Continuing Case Study
A continuing case study is discussed multiple times throughout a class period to reinforce a variety of linked concepts. It can be continually developed as new content is presented. Hermann (2016, p. 59) asserts that this case study type brings a ‘human element,’ as students get to know a client and develop a holistic picture of the situation. I like to use an example in my class of a patient I had who was sedated and therefore unable to state who his family members were. In this case study, there was a conflict between the patient’s parents and a person who claimed to be the patient’s common-law partner. I provided more details to the students as they learned more about the concepts of reflection in difficult situations, models of reflection and ethical dilemmas in nursing. This occurred over the course of one class period. Continuing case studies can be used for topics in which the contents are layered and increasing in complexity. They can also be used to review concepts before examinations or tests.
Unfolding Case Study
This approach helps develop and introduce key components that will be covered in several lectures, or perhaps over the entire term, as students learn about the different components required for care. For N207 and N411, I used the same case study about conflict between patient families throughout the course. I first used this study to discuss reflection, and again in the classes where we covered patterns of knowing, specifically how to identify patterns of knowing when reviewing the nurse’s role and evidence-based practice (EBP), and when searching for literature to guide our practice. This case moved through the process of evidence-based practice and promoted greater understanding. We did not spend time each class trying to reorient students to the case, leaving time instead to provide examples that supported their understanding of the content.

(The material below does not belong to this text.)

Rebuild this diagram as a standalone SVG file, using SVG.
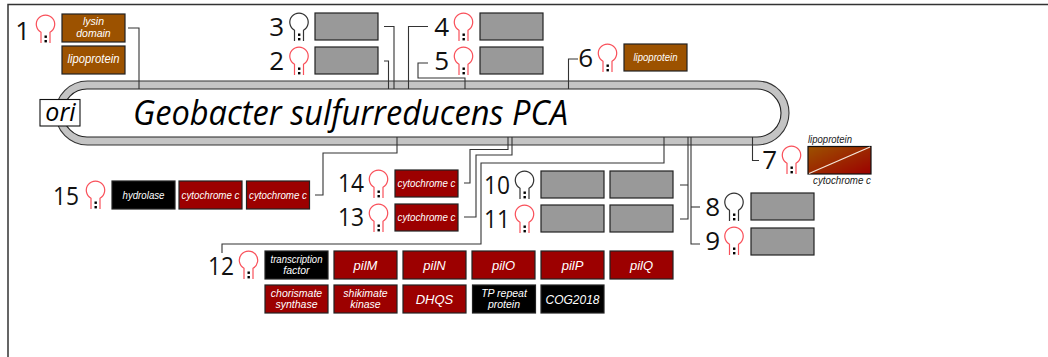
<svg xmlns="http://www.w3.org/2000/svg" width="1048" height="357" viewBox="0 0 1048 357">
<style>
text{font-family:"Liberation Sans",Arial,sans-serif}
.n{font-family:"Open Sans","Noto Sans",sans-serif;font-size:26px;fill:#111;text-anchor:end}
.box{stroke:#222;stroke-width:1.2}
.brown{fill:#9c5200}.red{fill:#9c0000}.blk{fill:#000}.gray{fill:#999}
.t{fill:#fff;font-style:italic;font-size:10.5px;text-anchor:middle}
.b{font-size:13px}
.con path{fill:none;stroke:#333;stroke-width:1.1}
.hr{fill:#fff;stroke:#f9505a;stroke-width:1.2}
.hk{fill:#fff;stroke:#333;stroke-width:1.2}
</style>
<defs>
<linearGradient id="grad" x1="0" y1="0" x2="1" y2="1"><stop offset="0" stop-color="#9c5200"/><stop offset="1" stop-color="#9c0000"/></linearGradient>
<g id="dots"><rect x="-1" y="20.5" width="2.4" height="2.4" fill="#000"/><rect x="-1" y="25" width="2.4" height="2.4" fill="#000"/></g>
<g id="hred"><path class="hr" d="M-4.5 28V17.3A9.2 9.2 0 1 1 4.5 17.3V28" /><use href="#dots"/></g>
<g id="hblk"><path class="hk" d="M-4.5 28V17.3A9.2 9.2 0 1 1 4.5 17.3V28" /><use href="#dots"/></g>
</defs>
<rect width="1048" height="357" fill="#fff"/>
<path d="M8 357V4.5H1048" fill="none" stroke="#333" stroke-width="1.5"/>
<g id="plasmid">
<rect x="55.500" y="81" width="733.500" height="64" rx="32" fill="#c4c4c4" stroke="#333" stroke-width="1.1"/>
<rect x="63" y="89" width="718" height="48" rx="24" fill="#fff" stroke="#222" stroke-width="1.1"/>
<text x="133" y="125" font-size="34" font-style="italic" fill="#000" style="font-family:'Open Sans','Noto Sans',sans-serif" textLength="435" lengthAdjust="spacingAndGlyphs">Geobacter sulfurreducens PCA</text>
</g>
<g id="ori"><rect x="40" y="99.500" width="40" height="26.500" fill="#fff" stroke="#111" stroke-width="1.1"/><text x="60.500" y="121" font-size="25" font-style="italic" text-anchor="middle" fill="#000" style="font-family:'Open Sans','Noto Sans',sans-serif">ori</text></g>
<g id="connectors" class="con">
<path d="M128 28H139V89"/>
<path d="M384 26.500H394V89"/>
<path d="M384 61H388.500V89"/>
<path d="M428 26.500H408.500V89"/>
<path d="M428 63H418V78H465V89"/>
<path d="M578 59H568.500V89"/>
<path d="M752.500 137V160.500H759"/>
<path d="M691 137V244H700"/>
<path d="M691 207H700"/>
<path d="M688 137V219H680M688 185H680"/>
<path d="M315 195H323V153H397V137"/>
<path d="M464 183H470V149.500H508V137"/>
<path d="M464 217H476V155H512V137"/>
<path d="M222 253V244H481V163H664V137"/>
</g>
<g id="n1"><text class="n" x="30" y="40">1</text><use href="#hred" x="45.500" y="15"/>
<rect class="box brown" x="62" y="14" width="63" height="28"/><text class="t" x="93.500" y="25">lysin</text><text class="t" x="93.500" y="37">domain</text>
<rect class="box brown" x="62" y="46" width="63" height="28"/><text class="t" x="93.500" y="63" style="font-size:12px" textLength="52" lengthAdjust="spacingAndGlyphs">lipoprotein</text></g>
<g id="n2"><text class="n" x="284" y="70">2</text><use href="#hred" x="299" y="47"/><rect class="box gray" x="315" y="47" width="63" height="27"/></g>
<g id="n3"><text class="n" x="284" y="36">3</text><use href="#hblk" x="299" y="13"/><rect class="box gray" x="315" y="13" width="63" height="27"/></g>
<g id="n4"><text class="n" x="449" y="36">4</text><use href="#hred" x="463.500" y="13"/><rect class="box gray" x="480" y="13" width="63" height="27"/></g>
<g id="n5"><text class="n" x="449" y="70">5</text><use href="#hred" x="463.500" y="47"/><rect class="box gray" x="480" y="47" width="63" height="27"/></g>
<g id="n6"><text class="n" x="593" y="67">6</text><use href="#hred" x="607.500" y="44"/><rect class="box brown" x="624" y="44" width="63" height="27"/><text class="t" x="655.500" y="61" textLength="44" lengthAdjust="spacingAndGlyphs">lipoprotein</text></g>
<g id="n7"><text class="n" x="777" y="169">7</text><use href="#hred" x="791.500" y="146"/><rect x="808" y="146.500" width="63" height="27.500" fill="url(#grad)" stroke="#111" stroke-width="1.2"/><path d="M809 173.500L870 147" stroke="#f5e6d8" stroke-width="1.3"/>
<text x="808" y="143" font-size="10.500" font-style="italic" fill="#222" textLength="44" lengthAdjust="spacingAndGlyphs">lipoprotein</text><text x="813" y="184" font-size="10.500" font-style="italic" fill="#222" textLength="58" lengthAdjust="spacingAndGlyphs">cytochrome c</text></g>
<g id="n8"><text class="n" x="720" y="216">8</text><use href="#hblk" x="734" y="193"/><rect class="box gray" x="751" y="193" width="63" height="27"/></g>
<g id="n9"><text class="n" x="720" y="250">9</text><use href="#hred" x="734" y="227"/><rect class="box gray" x="751" y="228" width="63" height="27"/></g>
<g id="n10"><text class="n" x="510" y="194" textLength="26" lengthAdjust="spacingAndGlyphs">10</text><use href="#hblk" x="524.500" y="171"/><rect class="box gray" x="541" y="171" width="63" height="27"/><rect class="box gray" x="610" y="171" width="63" height="27"/></g>
<g id="n11"><text class="n" x="510" y="228" textLength="26" lengthAdjust="spacingAndGlyphs">11</text><use href="#hred" x="524.500" y="205"/><rect class="box gray" x="541" y="205" width="63" height="27"/><rect class="box gray" x="610" y="205" width="63" height="27"/></g>
<g id="n12"><text class="n" x="234" y="275" textLength="26" lengthAdjust="spacingAndGlyphs">12</text><use href="#hred" x="248.500" y="251"/>
<rect class="box blk" x="265" y="251" width="63" height="28"/><text class="t" x="296.500" y="263" textLength="52" lengthAdjust="spacingAndGlyphs">transcription</text><text class="t" x="296.500" y="274">factor</text>
<rect class="box red" x="334" y="251" width="63" height="28"/><text class="t b" x="365.500" y="269.500">pilM</text>
<rect class="box red" x="403" y="251" width="63" height="28"/><text class="t b" x="434.500" y="269.500">pilN</text>
<rect class="box red" x="472" y="251" width="63" height="28"/><text class="t b" x="503.500" y="269.500">pilO</text>
<rect class="box red" x="541" y="251" width="63" height="28"/><text class="t b" x="572.500" y="269.500">pilP</text>
<rect class="box red" x="610" y="251" width="63" height="28"/><text class="t b" x="641.500" y="269.500">pilQ</text>
<rect class="box red" x="265" y="285" width="63" height="28"/><text class="t" x="296.500" y="297">chorismate</text><text class="t" x="296.500" y="307.500">synthase</text>
<rect class="box red" x="334" y="285" width="63" height="28"/><text class="t" x="365.500" y="297">shikimate</text><text class="t" x="365.500" y="307.500">kinase</text>
<rect class="box red" x="403" y="285" width="63" height="28"/><text class="t b" x="434.500" y="303.500">DHQS</text>
<rect class="box blk" x="472.500" y="285" width="63" height="28"/><text class="t" x="504" y="297">TP repeat</text><text class="t" x="504" y="307.500">protein</text>
<rect class="box blk" x="541" y="285" width="63" height="28"/><text class="t b" x="572.500" y="303.500" textLength="54" lengthAdjust="spacingAndGlyphs">COG2018</text></g>
<g id="n13"><text class="n" x="364" y="226" textLength="26" lengthAdjust="spacingAndGlyphs">13</text><use href="#hred" x="378.500" y="204"/><rect class="box red" x="395" y="204" width="63" height="27"/><text class="t" x="426.500" y="221" textLength="58" lengthAdjust="spacingAndGlyphs">cytochrome c</text></g>
<g id="n14"><text class="n" x="364" y="192" textLength="26" lengthAdjust="spacingAndGlyphs">14</text><use href="#hred" x="378.500" y="170"/><rect class="box red" x="395" y="170" width="63" height="27"/><text class="t" x="426.500" y="187" textLength="58" lengthAdjust="spacingAndGlyphs">cytochrome c</text></g>
<g id="n15"><text class="n" x="79" y="205" textLength="26" lengthAdjust="spacingAndGlyphs">15</text><use href="#hred" x="95.500" y="181"/>
<rect class="box blk" x="112" y="181" width="63" height="28"/><text class="t" x="143.500" y="199" textLength="42" lengthAdjust="spacingAndGlyphs">hydrolase</text>
<rect class="box red" x="179" y="181" width="63" height="28"/><text class="t" x="210.500" y="199" textLength="58" lengthAdjust="spacingAndGlyphs">cytochrome c</text>
<rect class="box red" x="246.500" y="181" width="63" height="28"/><text class="t" x="278" y="199" textLength="58" lengthAdjust="spacingAndGlyphs">cytochrome c</text></g>
</svg>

Problem-based learning environments allow students to learn while resolving problems (Jonassen, 2011). Nurses spend time problem-solving various issues related to clients. Case studies enable students to acquire and apply knowledge while critically resolving problems that could be encountered in real-life situations. This is an effective teaching tool that could be seen as a signature pedagogy in nursing education. It has been used successfully in many courses at the University of Calgary in Qatar, allowing students to deepen their learning.
Dicenso, A., Bayley, L., & Haynes, B.R. (2009). Accessing preapproaised evidence: fine-tuning the 5S model into a 6S model. American College of Physicians, 151(3), 2-3.
Herrman, J.W. (2016). Creative teaching strategies for the nurse educator (2nd ed.). Philadelphia: FA Davis Company.
Jonassen, D. H. (2011). Learning to solve problems: A handbook for designing problem-solving learning environment. New York, NY: Routledge.
Leenders, M. R., Maufette-Leenders, L.A. & Erskine, J.A. (2001). Writing cases. London, Ontario: Richard Ivey School of Business Publishing.
Long, L. T., Breikreuz, K. R., Diaz, D. A., McNulty, J. J., Engler, A. J., Polifroni, C. & Telford, J. C. (2012). Competence and care: Signature pedagogies in nursing education. In N.L Chick, A. Haynie, & R. A. Gurung (Eds.), Exploring more signature pedagogies: Approaches to teaching disciplinary habits of the mind (pp. 171 -187). Sterling, Virginia: Stylus Publishing.
Schulman, L. S. (2005). Signature pedagogies in the professions. Daedalus, 134 (3), 52 – 59.